Último ejemplo: De Berlín (“Berlín sobre Berlín”) destaca su vitalidad, esa capacidad para resurgir tras desastres tan terribles como la Segunda Guerra Mundial o la separación en dos ciudades que tuvieron el penoso honor de encarnar dos ideas del mundo totalmente opuestas dejando un poso de duplicidad que bien refleja esa historia alemana, capaz de lo mejor y lo peor.
El alma de las ciudades puede leerse de tirón, capítulo a capítulo, pero también tomando el índice como hoja de ruta que nos ayude a saltar de una parada a otra, según la preferencia del viajero lector. Puede emplearse con gran provecho por quien pretenda visitar en breve alguna de estas ciudades con el fin de formarse una primera opinión o puede leerse tras un viaje por el mero capricho de contrastar las impresiones propias con las del autor.
En mi caso, el libro ha servido para recordar paisajes, confirmar impresiones o modificar opiniones si así procedía (ha sido el caso de Gante) y, en todo caso, para viajar sin salir de casa, varado por otras obligaciones.
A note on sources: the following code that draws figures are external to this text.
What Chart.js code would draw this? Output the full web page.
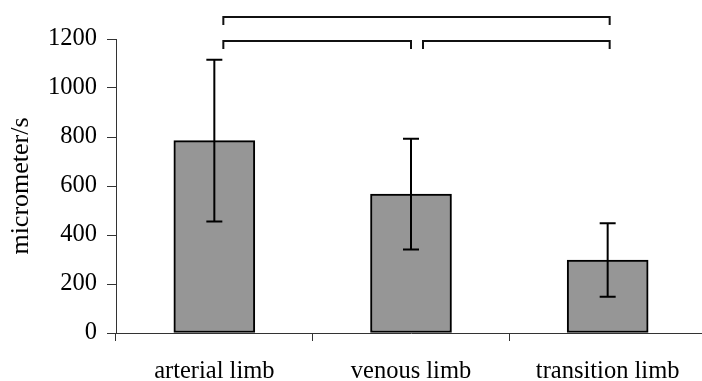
<!DOCTYPE html>
<html>
<head>
<meta charset="utf-8">
<script src="https://cdn.jsdelivr.net/npm/chart.js@4"></script>
<style>
  html, body { margin: 0; padding: 0; background: #fff; overflow: hidden; }
  #chart { display: block; }
</style>
</head>
<body>
<canvas id="chart" width="706" height="381"></canvas>
<script>
// data
var categories = ["arterial limb", "venous limb", "transition limb"];
var means = [785, 567, 298];
var sds = [330, 226, 150];
var yTicks = [0, 200, 400, 600, 800, 1000, 1200];

// significance brackets: [from, to, level]
var brackets = [
  [0, 2, 1290],
  [0, 1, 1192],
  [1, 2, 1192],
];

var serif = "'Liberation Serif', 'Times New Roman', serif";

// error bars drawn through the y scale
var errorBars = {
  id: "errorBars",
  afterDatasetsDraw(chart) {
    var ctx = chart.ctx;
    var x = chart.scales.x, y = chart.scales.y;
    ctx.save();
    ctx.strokeStyle = "#000";
    ctx.lineWidth = 2;
    means.forEach(function (m, i) {
      var cx = x.getPixelForValue(i);
      var top = y.getPixelForValue(m + sds[i]);
      var bot = y.getPixelForValue(m - sds[i]);
      ctx.beginPath();
      ctx.moveTo(cx, top); ctx.lineTo(cx, bot);
      ctx.moveTo(cx - 8, top); ctx.lineTo(cx + 8, top);
      ctx.moveTo(cx - 8, bot); ctx.lineTo(cx + 8, bot);
      ctx.stroke();
    });
    ctx.restore();
  },
};

// brackets above the plot
var sigBrackets = {
  id: "sigBrackets",
  afterDraw(chart) {
    var ctx = chart.ctx;
    var x = chart.scales.x, y = chart.scales.y;
    var startOff = [9, 12, 0], endOff = [4, 0, 2];
    ctx.save();
    ctx.strokeStyle = "#111";
    ctx.lineWidth = 2;
    brackets.forEach(function (b) {
      var x1 = x.getPixelForValue(b[0]) + startOff[b[0]];
      var x2 = x.getPixelForValue(b[1]) + endOff[b[1]];
      var yy = Math.round(y.getPixelForValue(b[2]));
      var drop = 8;
      ctx.beginPath();
      ctx.moveTo(x1, yy + drop); ctx.lineTo(x1, yy);
      ctx.lineTo(x2, yy); ctx.lineTo(x2, yy + drop);
      ctx.stroke();
    });
    ctx.restore();
  },
};

new Chart(document.getElementById("chart"), {
  type: "bar",
  data: {
    labels: categories,
    datasets: [{
      data: means,
      backgroundColor: "#969696",
      borderColor: "#000",
      borderWidth: 2,
      borderSkipped: false,
      barThickness: 81,
    }],
  },
  options: {
    responsive: false,
    animation: false,
    layout: { padding: { top: 39, right: 0, bottom: 0, left: 0 } },
    plugins: { legend: { display: false }, tooltip: { enabled: false } },
    scales: {
      x: {
        grid: { drawOnChartArea: false, tickLength: 8, color: "#333", lineWidth: 1 },
        border: { color: "#333", width: 1 },
        ticks: { color: "#000", padding: 16, font: { family: serif, size: 24.5 } },
        afterFit(s) { s.height = 48; },
      },
      y: {
        min: 0,
        max: 1200,
        afterBuildTicks(s) { s.ticks = yTicks.map(function (v) { return { value: v }; }); },
        grid: { drawOnChartArea: false, tickLength: 9, color: "#333", lineWidth: 1 },
        border: { color: "#333", width: 1 },
        ticks: {
          color: "#000",
          padding: 10,
          font: { family: serif, size: 24.5 },
          callback: function (v) { return String(v); },
        },
        title: {
          display: true,
          text: "micrometer/s",
          color: "#000",
          padding: { top: 6, bottom: 0 },
          font: { family: serif, size: 26 },
        },
        afterFit(s) { s.width = 116; },
      },
    },
  },
  plugins: [errorBars, sigBrackets],
});
</script>
</body>
</html>
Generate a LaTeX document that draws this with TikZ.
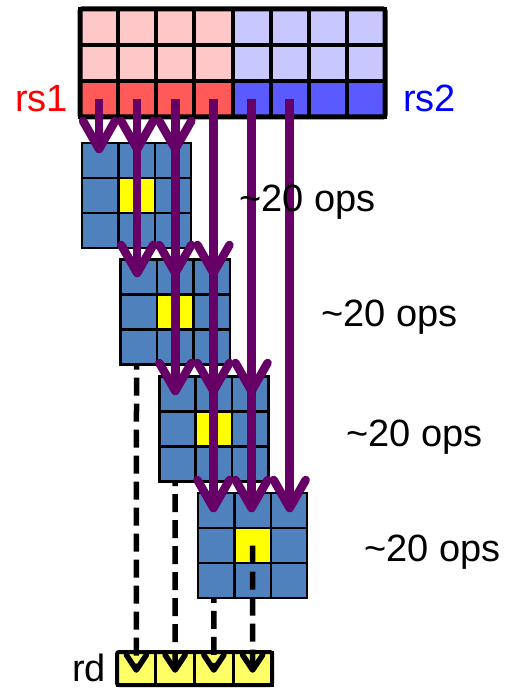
\documentclass[tikz,border=0pt]{standalone}
\usepackage{fontspec}
\setmainfont{Liberation Sans}

\definecolor{regredlight}{HTML}{FFC8C8}
\definecolor{regreddark}{HTML}{FF5A5A}
\definecolor{regbluelight}{HTML}{C8C8FF}
\definecolor{regbluedark}{HTML}{5A5AFF}
\definecolor{gridblue}{HTML}{4F81BD}
\definecolor{hotcell}{HTML}{FFFF00}
\definecolor{rdyellow}{HTML}{FFFF66}
\definecolor{flowpurple}{HTML}{660066}

\begin{document}
\begin{tikzpicture}[x=1pt,y=-1pt,
  regcell/.style={draw=black, line width=4pt, minimum width=38.125pt,
    minimum height=36pt, inner sep=0pt, outer sep=0pt},
  gcell/.style={draw=black, line width=2.5pt, minimum width=36.4pt,
    minimum height=35pt, inner sep=0pt, outer sep=0pt, fill=gridblue},
  rdcell/.style={draw=black, line width=3pt, minimum width=38.75pt,
    minimum height=33pt, inner sep=0pt, outer sep=0pt, fill=rdyellow},
  operand/.style={draw=flowpurple, line width=8.5pt},
  opchev/.style={draw=flowpurple, line width=8.5pt, line cap=round, line join=round},
  result/.style={draw=black, line width=5.5pt, dash pattern=on 18pt off 8pt},
  reschev/.style={draw=black, line width=5.5pt, line cap=round, line join=round},
  lbl/.style={font=\fontsize{38}{40}\selectfont, anchor=base west, inner sep=0pt}]

\useasboundingbox (0,0) rectangle (509,690);

% source registers rs1 | rs2
\foreach \r in {1,2,3}{
  \foreach \c in {1,...,8}{
    \pgfmathsetmacro\cx{80+38.125*(\c-0.5)}
    \pgfmathsetmacro\cy{9+36*(\r-0.5)}
    \ifnum\c<5 \def\side{red}\else\def\side{blue}\fi
    \ifnum\r<3 \def\tone{light}\else\def\tone{dark}\fi
    \node[regcell, fill=reg\side\tone] (r-\r-\c) at (\cx,\cy) {};
  }
}
\draw[line width=5pt, rounded corners=2pt] (r-1-1.north west) rectangle (r-3-8.south east);

% destination register rd
\foreach \k in {1,...,4}{
  \pgfmathsetmacro\dx{117+38.75*(\k-0.5)}
  \node[rdcell] (d-\k) at (\dx,668.5) {};
}
\draw[line width=4pt, rounded corners=2pt] (d-1.north west) rectangle (d-4.south east);

% 3x3 windows, each with its result line to rd
\foreach \k in {1,...,4}{
  \pgfmathsetmacro\gx{82+38.67*(\k-1)}
  \pgfmathsetmacro\gy{143+116.67*(\k-1)}
  \foreach \r in {1,2,3}{
    \foreach \c in {1,2,3}{
      \pgfmathsetmacro\cx{\gx+36.4*(\c-0.5)}
      \pgfmathsetmacro\cy{\gy+35*(\r-0.5)}
      \node[gcell] (g\k-\r-\c) at (\cx,\cy) {};
    }
  }
  \node[gcell, fill=hotcell] at (g\k-2-2) {};
  \coordinate (w-\k) at ([yshift=-18pt]d-\k.north);
  \draw[result] (g\k-2-2.center) -- (w-\k);
  \draw[reschev] ([shift={(-10,-15)}]w-\k) -- (w-\k) -- ([shift={(10,-15)}]w-\k);
}

% operand arrows from the bottom register row into each window
\coordinate (tip-1) at (0,149);
\coordinate (tip-2) at (0,273);
\coordinate (tip-3) at (0,391);
\coordinate (tip-4) at (0,508);
\foreach \k in {1,...,4}{
  \foreach \j in {0,1,2}{
    \pgfmathtruncatemacro\col{\k+\j}
    \coordinate (v-\k-\col) at (r-3-\col.center |- tip-\k);
    \draw[operand] (r-3-\col.center) -- (v-\k-\col);
    \draw[opchev] ([shift={(-16,-28)}]v-\k-\col) -- (v-\k-\col) -- ([shift={(16,-28)}]v-\k-\col);
  }
}

% labels
\node[lbl, text={rgb,255:red,255;green,0;blue,0}] (lab-rs1) at (15,112) {rs1};
\node[lbl, text={rgb,255:red,0;green,0;blue,255}] (lab-rs2) at (403,112) {rs2};
\node[lbl] (ops-1) at (239,211) {\textasciitilde20 ops};
\node[lbl] (ops-2) at (321,326) {\textasciitilde20 ops};
\node[lbl] (ops-3) at (346,446) {\textasciitilde20 ops};
\node[lbl] (ops-4) at (364,561) {\textasciitilde20 ops};
\node[lbl] (lab-rd) at (72,681) {rd};
\end{tikzpicture}
\end{document}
Sea cual sea el propósito con el que el lector se aproxime a El alma de las ciudades, se encontrará con una lectura amena y motivadora, que invita a la reflexión (¿cuál es el alma de mi propia ciudad?) y en la que también se podrán encontrar hermosísimas páginas con auténtica aspiración literaria, en la línea ya comentada previamente de su anterior obra Dos veces bueno y todo ello sin olvidar las notables paradojas y juegos de palabras tan afines a Genovés y que forman ya parte indisociable de su escritura.
Entiendo que el libro está aún por concluir, no porque sus páginas precisen de revisión o reescritura, sino porque la pasión viajera de su autor seguro que nos ofrece ampliaciones que sigan la pista de sus itinerarios y gustosos estaremos de seguirlo en el empeño.